[Rows from a dataset of charts and code]
____

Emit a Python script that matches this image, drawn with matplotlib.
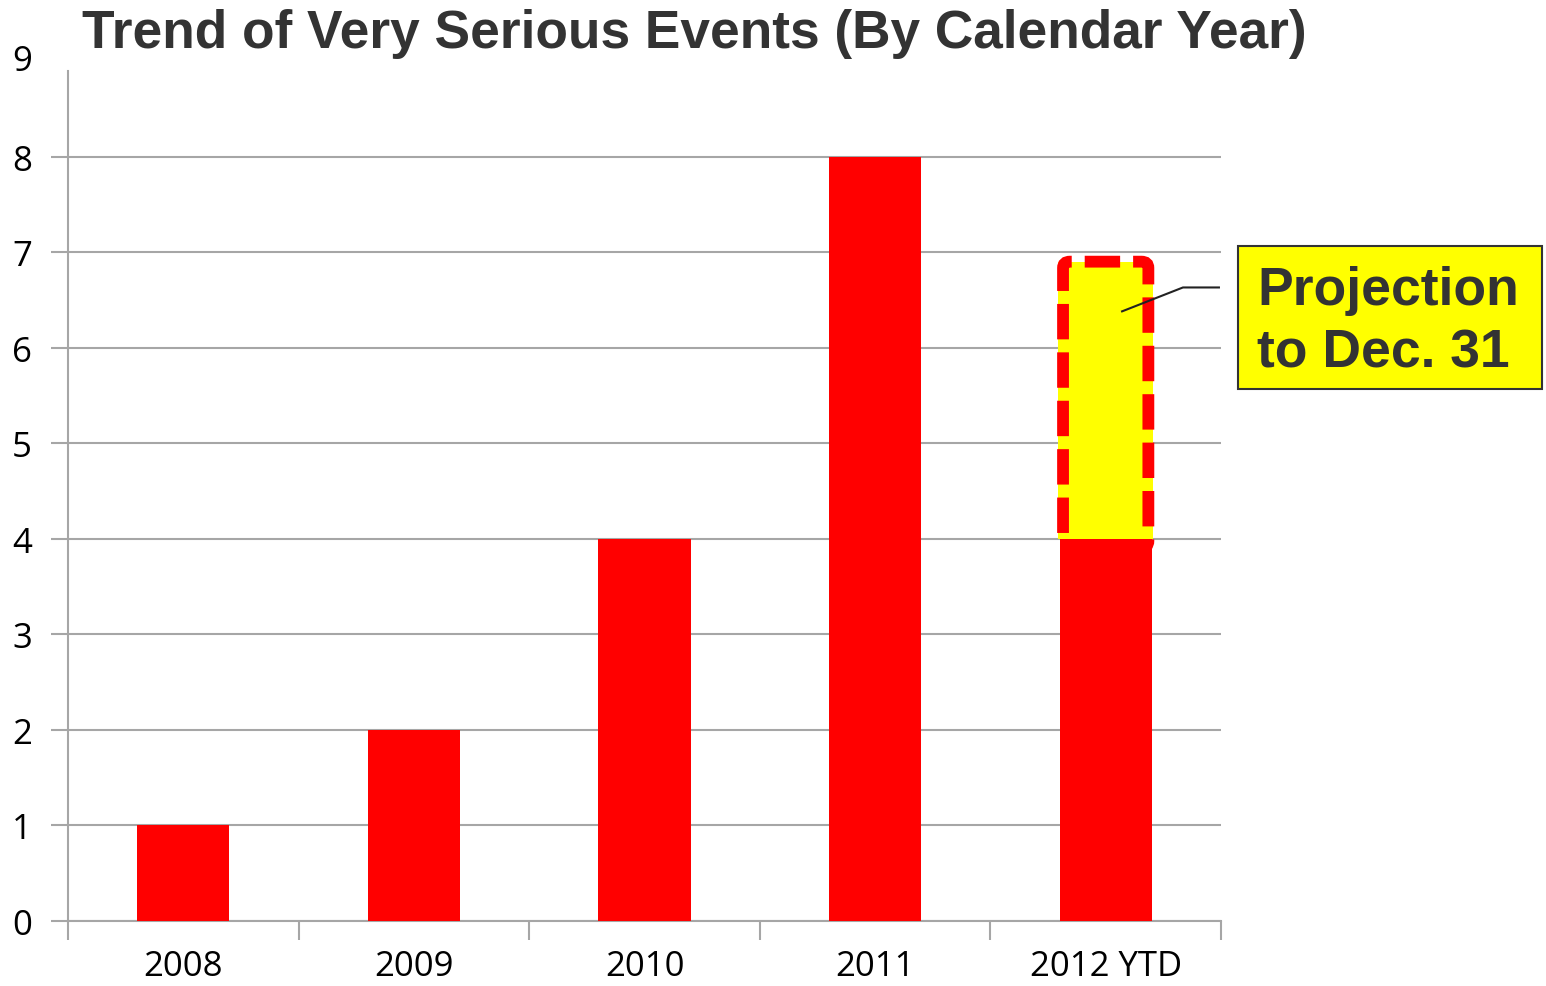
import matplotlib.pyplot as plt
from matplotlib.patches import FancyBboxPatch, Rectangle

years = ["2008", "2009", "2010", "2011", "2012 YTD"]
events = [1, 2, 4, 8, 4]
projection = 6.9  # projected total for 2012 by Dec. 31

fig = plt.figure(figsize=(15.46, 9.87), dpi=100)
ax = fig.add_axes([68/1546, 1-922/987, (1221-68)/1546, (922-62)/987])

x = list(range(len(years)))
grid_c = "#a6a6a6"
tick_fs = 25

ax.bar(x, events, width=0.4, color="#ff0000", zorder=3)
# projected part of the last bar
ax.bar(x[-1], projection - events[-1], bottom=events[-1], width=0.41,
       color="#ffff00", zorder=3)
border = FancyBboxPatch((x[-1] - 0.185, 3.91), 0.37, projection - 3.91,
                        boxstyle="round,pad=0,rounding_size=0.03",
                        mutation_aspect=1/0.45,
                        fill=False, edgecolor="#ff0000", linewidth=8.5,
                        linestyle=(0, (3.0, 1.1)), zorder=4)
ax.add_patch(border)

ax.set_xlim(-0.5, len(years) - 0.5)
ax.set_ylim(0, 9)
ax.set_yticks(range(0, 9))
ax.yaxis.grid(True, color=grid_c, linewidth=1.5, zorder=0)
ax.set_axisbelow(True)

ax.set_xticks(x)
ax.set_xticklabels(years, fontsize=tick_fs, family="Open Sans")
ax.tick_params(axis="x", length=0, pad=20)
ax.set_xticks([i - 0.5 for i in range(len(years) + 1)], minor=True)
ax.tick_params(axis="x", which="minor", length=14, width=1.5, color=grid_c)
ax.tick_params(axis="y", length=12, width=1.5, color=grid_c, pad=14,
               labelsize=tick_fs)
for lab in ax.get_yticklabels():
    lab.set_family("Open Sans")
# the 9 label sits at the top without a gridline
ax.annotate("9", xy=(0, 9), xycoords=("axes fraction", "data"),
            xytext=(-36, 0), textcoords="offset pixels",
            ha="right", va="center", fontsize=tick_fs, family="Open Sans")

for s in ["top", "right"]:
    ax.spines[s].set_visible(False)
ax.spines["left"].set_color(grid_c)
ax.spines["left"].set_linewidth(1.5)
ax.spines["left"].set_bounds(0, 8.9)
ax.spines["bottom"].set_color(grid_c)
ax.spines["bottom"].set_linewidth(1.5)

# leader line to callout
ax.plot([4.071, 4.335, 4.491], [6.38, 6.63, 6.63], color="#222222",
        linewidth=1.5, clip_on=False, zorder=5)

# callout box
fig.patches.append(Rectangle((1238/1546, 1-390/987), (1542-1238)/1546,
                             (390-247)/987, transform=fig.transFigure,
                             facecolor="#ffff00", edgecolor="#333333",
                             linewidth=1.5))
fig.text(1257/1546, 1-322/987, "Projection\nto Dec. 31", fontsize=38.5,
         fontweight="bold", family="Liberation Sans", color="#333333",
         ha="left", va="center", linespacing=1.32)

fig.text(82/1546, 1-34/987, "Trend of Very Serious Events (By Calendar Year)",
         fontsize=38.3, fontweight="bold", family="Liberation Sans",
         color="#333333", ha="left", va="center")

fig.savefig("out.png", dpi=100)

____

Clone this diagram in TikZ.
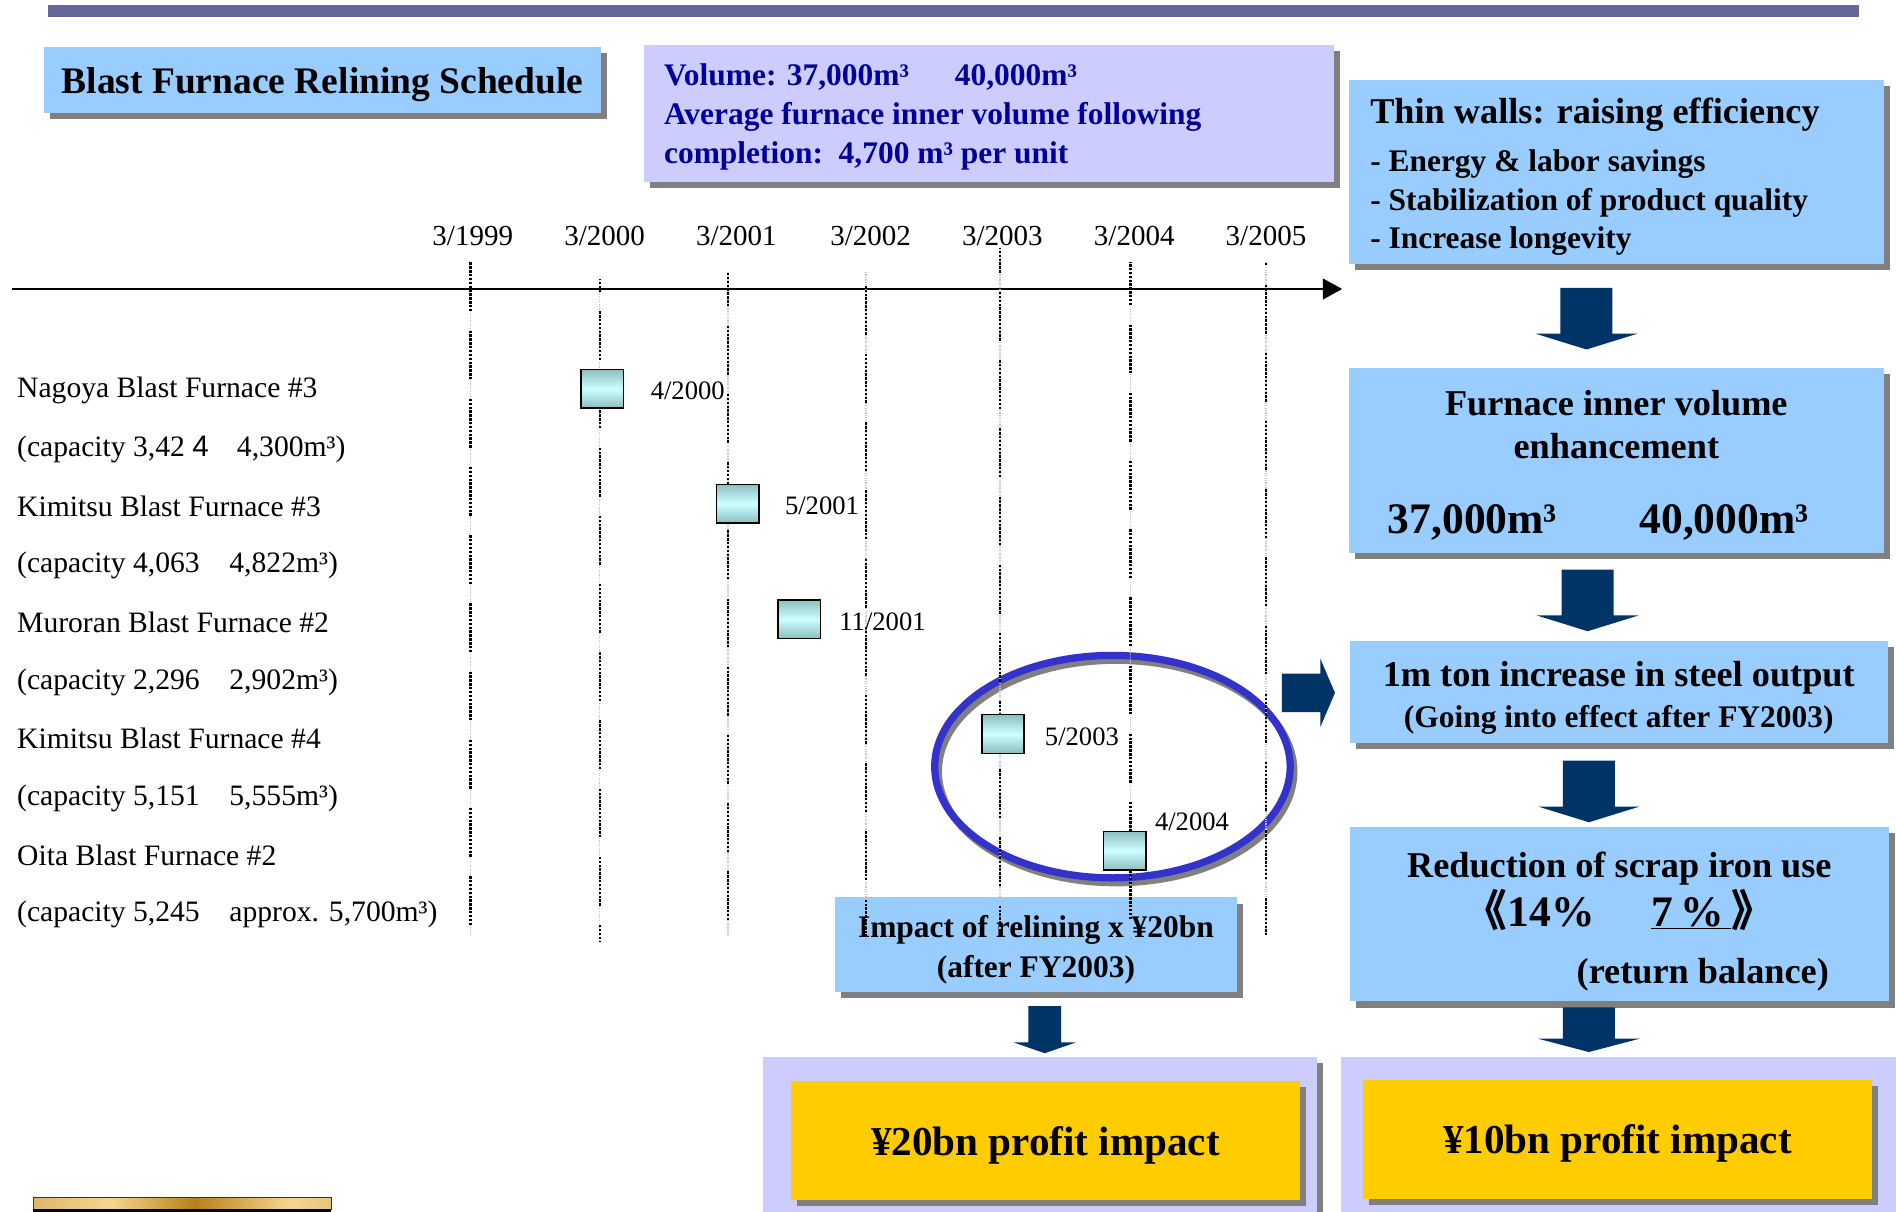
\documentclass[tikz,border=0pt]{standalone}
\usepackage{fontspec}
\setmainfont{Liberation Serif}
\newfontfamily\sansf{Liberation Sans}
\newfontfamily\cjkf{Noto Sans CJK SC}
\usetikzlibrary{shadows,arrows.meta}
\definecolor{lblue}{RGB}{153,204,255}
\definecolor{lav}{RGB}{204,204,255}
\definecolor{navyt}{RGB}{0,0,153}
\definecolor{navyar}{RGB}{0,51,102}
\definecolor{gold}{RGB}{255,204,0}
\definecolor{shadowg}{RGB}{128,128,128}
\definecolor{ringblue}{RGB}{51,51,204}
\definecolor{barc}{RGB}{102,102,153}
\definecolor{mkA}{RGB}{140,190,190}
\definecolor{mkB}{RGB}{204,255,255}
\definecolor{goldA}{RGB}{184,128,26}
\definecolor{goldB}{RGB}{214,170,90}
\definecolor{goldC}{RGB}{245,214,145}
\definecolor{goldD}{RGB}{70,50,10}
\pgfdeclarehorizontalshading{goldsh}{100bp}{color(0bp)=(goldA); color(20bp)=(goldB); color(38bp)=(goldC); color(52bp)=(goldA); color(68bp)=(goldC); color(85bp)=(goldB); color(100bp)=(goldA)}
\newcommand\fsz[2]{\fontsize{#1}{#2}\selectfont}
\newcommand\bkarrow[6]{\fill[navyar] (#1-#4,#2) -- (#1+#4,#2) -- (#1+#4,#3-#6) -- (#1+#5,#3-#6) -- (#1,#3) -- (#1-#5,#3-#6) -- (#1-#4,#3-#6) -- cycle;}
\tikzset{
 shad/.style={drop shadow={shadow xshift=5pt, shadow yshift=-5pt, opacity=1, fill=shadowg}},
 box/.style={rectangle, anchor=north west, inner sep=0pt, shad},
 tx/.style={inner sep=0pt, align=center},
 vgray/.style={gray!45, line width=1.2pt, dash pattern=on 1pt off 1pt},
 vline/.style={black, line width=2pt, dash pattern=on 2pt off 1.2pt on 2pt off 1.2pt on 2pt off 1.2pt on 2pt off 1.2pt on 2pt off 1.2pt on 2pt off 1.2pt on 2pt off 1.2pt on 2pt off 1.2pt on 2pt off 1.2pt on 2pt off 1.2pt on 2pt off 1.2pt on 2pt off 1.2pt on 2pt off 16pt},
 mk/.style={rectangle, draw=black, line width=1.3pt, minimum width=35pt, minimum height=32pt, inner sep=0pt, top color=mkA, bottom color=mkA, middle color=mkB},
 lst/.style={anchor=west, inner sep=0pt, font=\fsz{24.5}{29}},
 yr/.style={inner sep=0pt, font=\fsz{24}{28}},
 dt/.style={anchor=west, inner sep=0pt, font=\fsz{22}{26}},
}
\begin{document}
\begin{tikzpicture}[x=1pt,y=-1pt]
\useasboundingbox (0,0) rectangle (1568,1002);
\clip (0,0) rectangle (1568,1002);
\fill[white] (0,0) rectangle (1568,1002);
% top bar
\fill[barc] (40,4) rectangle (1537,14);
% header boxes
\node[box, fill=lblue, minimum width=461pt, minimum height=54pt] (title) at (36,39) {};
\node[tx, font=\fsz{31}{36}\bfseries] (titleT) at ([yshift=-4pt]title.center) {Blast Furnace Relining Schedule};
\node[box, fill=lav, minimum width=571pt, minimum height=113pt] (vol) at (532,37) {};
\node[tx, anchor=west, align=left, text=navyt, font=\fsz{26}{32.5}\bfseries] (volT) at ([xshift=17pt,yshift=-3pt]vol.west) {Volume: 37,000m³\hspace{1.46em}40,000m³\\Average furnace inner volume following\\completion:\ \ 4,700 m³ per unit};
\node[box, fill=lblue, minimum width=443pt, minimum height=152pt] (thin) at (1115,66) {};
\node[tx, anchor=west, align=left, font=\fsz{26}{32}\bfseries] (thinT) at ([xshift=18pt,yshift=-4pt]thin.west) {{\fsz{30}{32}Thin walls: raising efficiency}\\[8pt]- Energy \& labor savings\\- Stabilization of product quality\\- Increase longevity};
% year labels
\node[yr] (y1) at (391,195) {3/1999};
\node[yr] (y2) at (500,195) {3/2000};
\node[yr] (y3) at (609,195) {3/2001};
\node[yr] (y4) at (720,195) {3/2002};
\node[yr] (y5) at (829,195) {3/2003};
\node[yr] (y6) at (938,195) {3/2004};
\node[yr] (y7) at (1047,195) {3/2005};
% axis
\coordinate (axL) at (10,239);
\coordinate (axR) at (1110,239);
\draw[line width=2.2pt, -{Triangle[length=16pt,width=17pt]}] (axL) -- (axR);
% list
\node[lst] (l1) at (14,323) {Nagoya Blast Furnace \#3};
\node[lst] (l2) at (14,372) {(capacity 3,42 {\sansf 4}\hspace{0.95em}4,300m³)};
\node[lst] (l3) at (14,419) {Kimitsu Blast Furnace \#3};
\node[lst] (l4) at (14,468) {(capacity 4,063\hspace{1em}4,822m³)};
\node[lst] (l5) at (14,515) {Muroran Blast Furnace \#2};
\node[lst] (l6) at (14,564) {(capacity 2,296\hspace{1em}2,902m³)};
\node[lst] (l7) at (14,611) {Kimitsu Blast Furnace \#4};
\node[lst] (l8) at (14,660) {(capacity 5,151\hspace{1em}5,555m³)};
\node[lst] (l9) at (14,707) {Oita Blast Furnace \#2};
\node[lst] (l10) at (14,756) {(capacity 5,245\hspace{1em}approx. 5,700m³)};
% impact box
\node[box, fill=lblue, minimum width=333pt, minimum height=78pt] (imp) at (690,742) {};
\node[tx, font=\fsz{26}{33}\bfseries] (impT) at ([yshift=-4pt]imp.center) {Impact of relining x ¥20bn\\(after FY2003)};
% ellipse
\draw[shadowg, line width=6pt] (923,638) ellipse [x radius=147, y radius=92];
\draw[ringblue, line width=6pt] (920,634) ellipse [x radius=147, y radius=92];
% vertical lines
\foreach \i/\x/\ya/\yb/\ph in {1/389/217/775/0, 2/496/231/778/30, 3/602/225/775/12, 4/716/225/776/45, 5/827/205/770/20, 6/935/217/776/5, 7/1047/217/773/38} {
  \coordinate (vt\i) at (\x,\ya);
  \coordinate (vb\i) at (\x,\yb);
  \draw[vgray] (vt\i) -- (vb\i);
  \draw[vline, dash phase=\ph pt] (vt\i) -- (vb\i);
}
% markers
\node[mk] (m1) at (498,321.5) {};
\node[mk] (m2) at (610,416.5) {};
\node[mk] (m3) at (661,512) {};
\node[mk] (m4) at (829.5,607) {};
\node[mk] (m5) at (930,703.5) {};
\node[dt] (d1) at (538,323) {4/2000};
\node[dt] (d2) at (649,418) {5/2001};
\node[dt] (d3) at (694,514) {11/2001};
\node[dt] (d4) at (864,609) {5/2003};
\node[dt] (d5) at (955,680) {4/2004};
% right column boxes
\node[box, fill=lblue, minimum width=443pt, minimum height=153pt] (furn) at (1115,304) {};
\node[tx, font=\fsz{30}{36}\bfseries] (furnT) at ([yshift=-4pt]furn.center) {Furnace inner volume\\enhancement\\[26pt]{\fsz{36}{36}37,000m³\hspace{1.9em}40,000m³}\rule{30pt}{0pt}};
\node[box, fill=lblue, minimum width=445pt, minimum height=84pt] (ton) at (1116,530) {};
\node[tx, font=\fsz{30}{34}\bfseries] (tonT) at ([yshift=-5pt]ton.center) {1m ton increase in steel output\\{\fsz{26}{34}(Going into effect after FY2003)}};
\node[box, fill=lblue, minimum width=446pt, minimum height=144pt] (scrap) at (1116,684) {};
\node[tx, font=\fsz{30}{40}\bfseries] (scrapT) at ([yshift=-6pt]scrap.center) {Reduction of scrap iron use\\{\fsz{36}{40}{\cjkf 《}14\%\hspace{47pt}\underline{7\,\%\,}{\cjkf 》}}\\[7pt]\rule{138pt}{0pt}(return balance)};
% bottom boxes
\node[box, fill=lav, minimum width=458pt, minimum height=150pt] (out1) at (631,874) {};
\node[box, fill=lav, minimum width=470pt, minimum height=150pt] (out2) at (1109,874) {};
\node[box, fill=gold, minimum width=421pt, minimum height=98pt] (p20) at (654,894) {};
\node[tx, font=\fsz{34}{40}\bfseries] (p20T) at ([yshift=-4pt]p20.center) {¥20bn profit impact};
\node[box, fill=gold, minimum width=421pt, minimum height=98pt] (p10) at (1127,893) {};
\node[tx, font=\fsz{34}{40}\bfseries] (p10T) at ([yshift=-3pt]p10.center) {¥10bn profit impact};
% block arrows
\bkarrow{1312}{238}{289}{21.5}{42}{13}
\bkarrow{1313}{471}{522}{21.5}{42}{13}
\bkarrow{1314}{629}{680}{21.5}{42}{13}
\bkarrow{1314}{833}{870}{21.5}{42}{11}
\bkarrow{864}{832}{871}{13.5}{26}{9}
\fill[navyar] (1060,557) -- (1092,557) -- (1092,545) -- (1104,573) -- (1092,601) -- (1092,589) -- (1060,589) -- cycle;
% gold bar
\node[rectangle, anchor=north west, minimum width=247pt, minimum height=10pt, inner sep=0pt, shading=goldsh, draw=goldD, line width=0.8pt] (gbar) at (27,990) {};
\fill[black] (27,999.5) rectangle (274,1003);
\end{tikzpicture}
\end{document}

____

#### Required task:
Skip the pictures and repeat, word for word, the lines from the one containing "Emit a Python" to the one containing "ax.add_patch(border)", keeping both of those lines.

#### Right answer:
Emit a Python script that matches this image, drawn with matplotlib.
import matplotlib.pyplot as plt
from matplotlib.patches import FancyBboxPatch, Rectangle

years = ["2008", "2009", "2010", "2011", "2012 YTD"]
events = [1, 2, 4, 8, 4]
projection = 6.9  # projected total for 2012 by Dec. 31

fig = plt.figure(figsize=(15.46, 9.87), dpi=100)
ax = fig.add_axes([68/1546, 1-922/987, (1221-68)/1546, (922-62)/987])

x = list(range(len(years)))
grid_c = "#a6a6a6"
tick_fs = 25

ax.bar(x, events, width=0.4, color="#ff0000", zorder=3)
# projected part of the last bar
ax.bar(x[-1], projection - events[-1], bottom=events[-1], width=0.41,
       color="#ffff00", zorder=3)
border = FancyBboxPatch((x[-1] - 0.185, 3.91), 0.37, projection - 3.91,
                        boxstyle="round,pad=0,rounding_size=0.03",
                        mutation_aspect=1/0.45,
                        fill=False, edgecolor="#ff0000", linewidth=8.5,
                        linestyle=(0, (3.0, 1.1)), zorder=4)
ax.add_patch(border)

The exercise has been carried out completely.